### Material provided
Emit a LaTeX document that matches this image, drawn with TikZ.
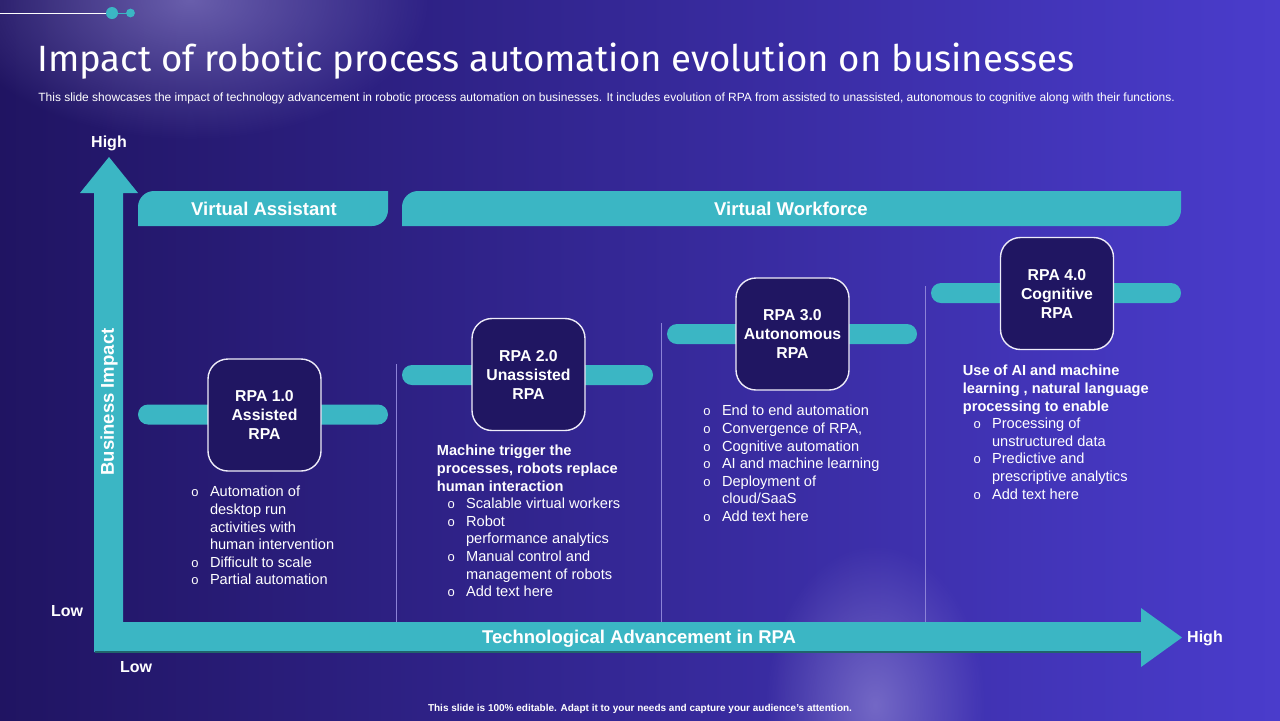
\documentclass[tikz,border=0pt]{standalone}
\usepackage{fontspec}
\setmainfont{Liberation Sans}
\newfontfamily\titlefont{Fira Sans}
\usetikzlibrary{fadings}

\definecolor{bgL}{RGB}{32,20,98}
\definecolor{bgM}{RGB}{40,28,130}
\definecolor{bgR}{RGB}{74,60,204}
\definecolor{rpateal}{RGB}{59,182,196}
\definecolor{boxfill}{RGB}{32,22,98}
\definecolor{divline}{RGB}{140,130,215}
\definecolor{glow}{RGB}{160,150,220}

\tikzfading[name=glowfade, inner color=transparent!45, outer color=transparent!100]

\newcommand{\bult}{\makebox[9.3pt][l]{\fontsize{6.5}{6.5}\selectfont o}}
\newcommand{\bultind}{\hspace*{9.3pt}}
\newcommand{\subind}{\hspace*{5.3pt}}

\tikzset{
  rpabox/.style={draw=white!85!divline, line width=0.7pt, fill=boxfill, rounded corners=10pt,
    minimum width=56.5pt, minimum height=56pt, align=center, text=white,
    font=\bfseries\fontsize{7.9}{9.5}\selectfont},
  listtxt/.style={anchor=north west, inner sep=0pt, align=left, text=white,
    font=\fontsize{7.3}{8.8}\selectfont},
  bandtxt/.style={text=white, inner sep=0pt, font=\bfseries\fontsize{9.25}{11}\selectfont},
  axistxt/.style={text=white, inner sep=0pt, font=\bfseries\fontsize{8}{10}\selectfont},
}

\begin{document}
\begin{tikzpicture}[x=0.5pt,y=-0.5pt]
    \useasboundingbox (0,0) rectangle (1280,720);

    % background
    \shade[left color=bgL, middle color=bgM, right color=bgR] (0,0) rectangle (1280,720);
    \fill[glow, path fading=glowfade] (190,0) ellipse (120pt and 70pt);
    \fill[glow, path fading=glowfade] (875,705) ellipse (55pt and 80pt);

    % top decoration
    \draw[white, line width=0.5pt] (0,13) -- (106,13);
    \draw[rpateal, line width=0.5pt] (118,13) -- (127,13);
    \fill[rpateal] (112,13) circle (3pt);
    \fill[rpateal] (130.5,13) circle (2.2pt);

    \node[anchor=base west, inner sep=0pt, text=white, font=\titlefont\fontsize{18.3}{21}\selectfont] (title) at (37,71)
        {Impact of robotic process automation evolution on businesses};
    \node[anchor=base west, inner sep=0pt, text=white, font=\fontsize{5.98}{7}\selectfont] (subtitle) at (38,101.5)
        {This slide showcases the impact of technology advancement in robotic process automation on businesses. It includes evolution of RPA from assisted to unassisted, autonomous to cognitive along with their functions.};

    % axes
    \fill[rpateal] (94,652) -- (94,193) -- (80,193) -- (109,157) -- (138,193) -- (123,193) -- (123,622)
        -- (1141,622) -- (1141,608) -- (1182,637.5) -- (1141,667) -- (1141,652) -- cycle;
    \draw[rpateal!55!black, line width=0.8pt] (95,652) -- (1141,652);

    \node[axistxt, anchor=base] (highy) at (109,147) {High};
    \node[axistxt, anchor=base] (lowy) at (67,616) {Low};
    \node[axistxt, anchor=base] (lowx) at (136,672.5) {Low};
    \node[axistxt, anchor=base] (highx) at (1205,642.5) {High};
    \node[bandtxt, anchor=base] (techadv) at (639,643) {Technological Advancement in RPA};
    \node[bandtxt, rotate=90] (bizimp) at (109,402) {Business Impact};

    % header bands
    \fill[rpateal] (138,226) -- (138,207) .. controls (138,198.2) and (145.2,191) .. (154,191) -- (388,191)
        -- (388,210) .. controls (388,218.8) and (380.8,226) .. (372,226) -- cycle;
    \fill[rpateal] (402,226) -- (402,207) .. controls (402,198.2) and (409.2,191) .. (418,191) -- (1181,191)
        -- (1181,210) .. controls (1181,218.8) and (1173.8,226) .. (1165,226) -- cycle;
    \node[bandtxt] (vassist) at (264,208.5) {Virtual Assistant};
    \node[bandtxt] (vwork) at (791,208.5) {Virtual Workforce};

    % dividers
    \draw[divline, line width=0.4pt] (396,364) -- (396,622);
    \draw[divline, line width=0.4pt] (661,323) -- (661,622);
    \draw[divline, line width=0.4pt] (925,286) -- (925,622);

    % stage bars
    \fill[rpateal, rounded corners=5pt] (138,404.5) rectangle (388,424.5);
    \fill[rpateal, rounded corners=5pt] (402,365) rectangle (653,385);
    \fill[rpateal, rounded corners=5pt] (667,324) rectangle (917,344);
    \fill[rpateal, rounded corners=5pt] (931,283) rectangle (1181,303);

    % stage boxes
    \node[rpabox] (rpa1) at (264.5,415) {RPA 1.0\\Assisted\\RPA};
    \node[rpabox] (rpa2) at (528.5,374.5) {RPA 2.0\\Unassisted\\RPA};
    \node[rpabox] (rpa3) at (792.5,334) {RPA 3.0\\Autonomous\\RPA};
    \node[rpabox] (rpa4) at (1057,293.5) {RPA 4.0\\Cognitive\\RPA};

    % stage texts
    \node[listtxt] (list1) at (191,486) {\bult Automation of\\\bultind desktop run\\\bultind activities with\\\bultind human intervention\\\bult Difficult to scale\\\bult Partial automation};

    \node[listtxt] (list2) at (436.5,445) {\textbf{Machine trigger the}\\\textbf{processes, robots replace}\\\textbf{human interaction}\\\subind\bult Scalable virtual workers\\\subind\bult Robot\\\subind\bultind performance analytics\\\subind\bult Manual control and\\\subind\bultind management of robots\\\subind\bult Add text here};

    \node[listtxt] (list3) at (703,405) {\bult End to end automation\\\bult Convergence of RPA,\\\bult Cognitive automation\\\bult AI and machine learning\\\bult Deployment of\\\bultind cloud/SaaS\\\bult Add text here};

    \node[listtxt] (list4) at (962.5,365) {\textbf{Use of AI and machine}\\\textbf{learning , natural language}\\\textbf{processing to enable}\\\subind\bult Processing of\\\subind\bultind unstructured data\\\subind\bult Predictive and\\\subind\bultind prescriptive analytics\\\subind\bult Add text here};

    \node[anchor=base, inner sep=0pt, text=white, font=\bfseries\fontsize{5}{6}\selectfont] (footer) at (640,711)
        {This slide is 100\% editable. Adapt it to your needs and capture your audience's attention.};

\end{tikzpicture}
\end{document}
==
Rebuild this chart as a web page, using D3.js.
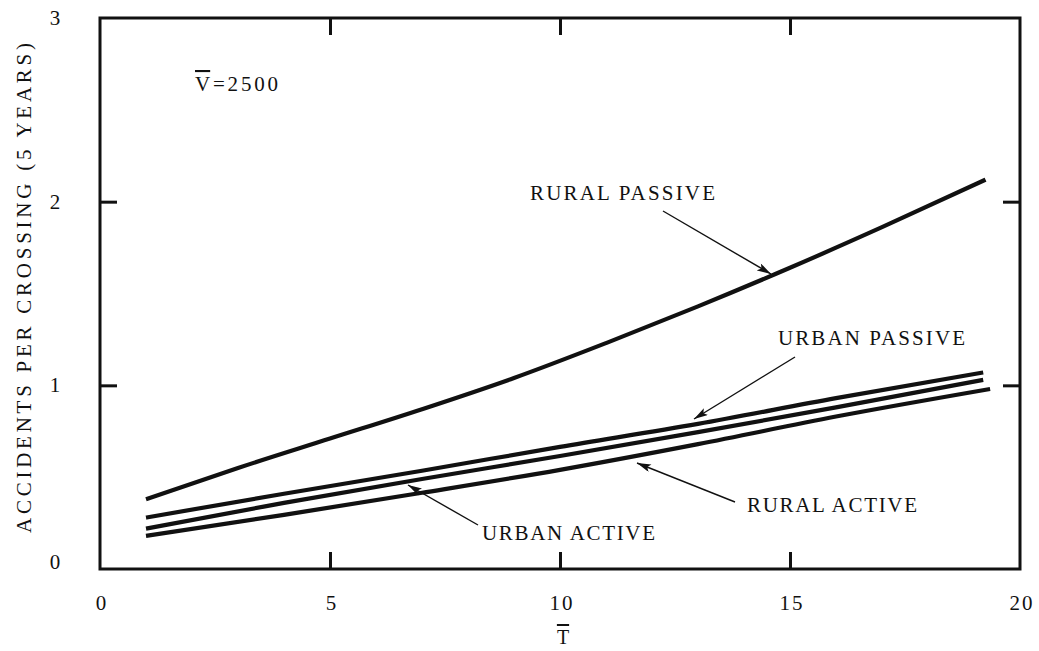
* * *
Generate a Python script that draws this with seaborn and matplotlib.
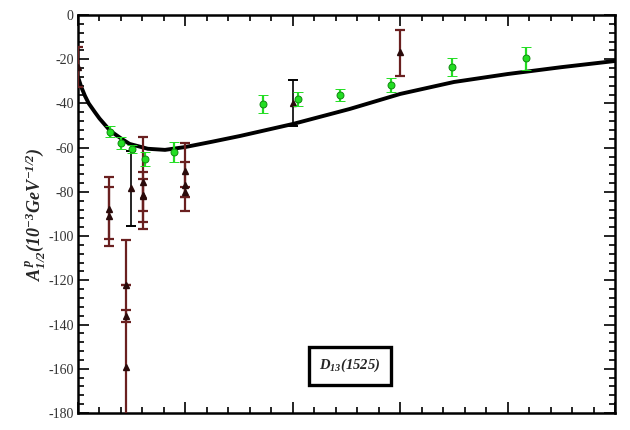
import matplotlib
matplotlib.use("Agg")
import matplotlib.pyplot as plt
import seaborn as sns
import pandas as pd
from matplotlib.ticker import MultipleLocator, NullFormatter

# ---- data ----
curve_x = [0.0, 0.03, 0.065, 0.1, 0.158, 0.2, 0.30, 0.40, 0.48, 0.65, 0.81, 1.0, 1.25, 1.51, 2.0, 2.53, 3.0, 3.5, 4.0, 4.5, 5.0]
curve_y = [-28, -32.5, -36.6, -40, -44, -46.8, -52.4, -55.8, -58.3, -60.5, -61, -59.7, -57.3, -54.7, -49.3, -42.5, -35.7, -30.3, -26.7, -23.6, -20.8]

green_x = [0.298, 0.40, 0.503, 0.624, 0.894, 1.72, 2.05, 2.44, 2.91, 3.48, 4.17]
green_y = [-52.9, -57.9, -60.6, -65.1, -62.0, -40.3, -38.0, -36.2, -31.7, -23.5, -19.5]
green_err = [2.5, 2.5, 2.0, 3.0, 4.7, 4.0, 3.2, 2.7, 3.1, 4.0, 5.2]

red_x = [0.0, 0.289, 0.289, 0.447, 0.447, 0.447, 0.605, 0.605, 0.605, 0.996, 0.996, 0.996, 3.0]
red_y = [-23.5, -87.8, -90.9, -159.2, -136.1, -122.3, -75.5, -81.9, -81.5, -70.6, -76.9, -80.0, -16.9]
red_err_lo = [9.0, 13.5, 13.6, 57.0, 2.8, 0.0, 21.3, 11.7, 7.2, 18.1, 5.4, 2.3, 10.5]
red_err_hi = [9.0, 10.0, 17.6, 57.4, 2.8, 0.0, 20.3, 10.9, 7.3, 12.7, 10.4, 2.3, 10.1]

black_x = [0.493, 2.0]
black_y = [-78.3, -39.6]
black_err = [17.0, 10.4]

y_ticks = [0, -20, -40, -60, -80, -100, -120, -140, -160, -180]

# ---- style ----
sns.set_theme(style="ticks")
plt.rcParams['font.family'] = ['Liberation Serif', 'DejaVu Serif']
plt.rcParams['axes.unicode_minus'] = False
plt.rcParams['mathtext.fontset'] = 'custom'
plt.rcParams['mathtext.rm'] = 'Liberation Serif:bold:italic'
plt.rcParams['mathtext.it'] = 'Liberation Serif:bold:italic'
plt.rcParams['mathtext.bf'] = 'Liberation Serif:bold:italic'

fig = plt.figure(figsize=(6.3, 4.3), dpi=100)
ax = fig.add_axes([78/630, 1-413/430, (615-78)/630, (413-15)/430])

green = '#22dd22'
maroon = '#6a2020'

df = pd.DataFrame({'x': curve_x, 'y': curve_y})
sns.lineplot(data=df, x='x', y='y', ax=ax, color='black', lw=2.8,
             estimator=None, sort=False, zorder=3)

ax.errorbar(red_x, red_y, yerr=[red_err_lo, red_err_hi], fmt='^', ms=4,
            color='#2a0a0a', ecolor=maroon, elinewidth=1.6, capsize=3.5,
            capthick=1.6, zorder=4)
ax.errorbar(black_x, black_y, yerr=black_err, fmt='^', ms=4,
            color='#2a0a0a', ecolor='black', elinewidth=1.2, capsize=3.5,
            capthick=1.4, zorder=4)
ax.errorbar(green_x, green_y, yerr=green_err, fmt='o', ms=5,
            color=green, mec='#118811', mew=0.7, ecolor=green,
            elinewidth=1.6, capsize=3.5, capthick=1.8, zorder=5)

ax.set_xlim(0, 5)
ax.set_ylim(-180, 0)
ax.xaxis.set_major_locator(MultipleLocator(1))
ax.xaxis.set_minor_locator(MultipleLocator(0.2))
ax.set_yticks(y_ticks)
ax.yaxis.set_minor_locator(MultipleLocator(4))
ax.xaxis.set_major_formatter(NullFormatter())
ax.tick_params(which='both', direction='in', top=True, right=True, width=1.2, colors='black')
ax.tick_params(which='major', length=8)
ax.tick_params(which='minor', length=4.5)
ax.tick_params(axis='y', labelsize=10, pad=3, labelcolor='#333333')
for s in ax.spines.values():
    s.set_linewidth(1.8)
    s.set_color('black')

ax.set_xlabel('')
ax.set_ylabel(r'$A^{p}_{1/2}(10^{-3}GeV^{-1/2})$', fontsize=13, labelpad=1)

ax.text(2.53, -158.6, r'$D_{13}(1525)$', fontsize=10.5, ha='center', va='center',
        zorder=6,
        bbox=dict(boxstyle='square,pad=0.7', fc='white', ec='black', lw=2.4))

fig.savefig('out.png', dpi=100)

### What is required
Your answer should be a single number: the count of lines in the entries that contain the word "matplotlib".

### Exercise answer
5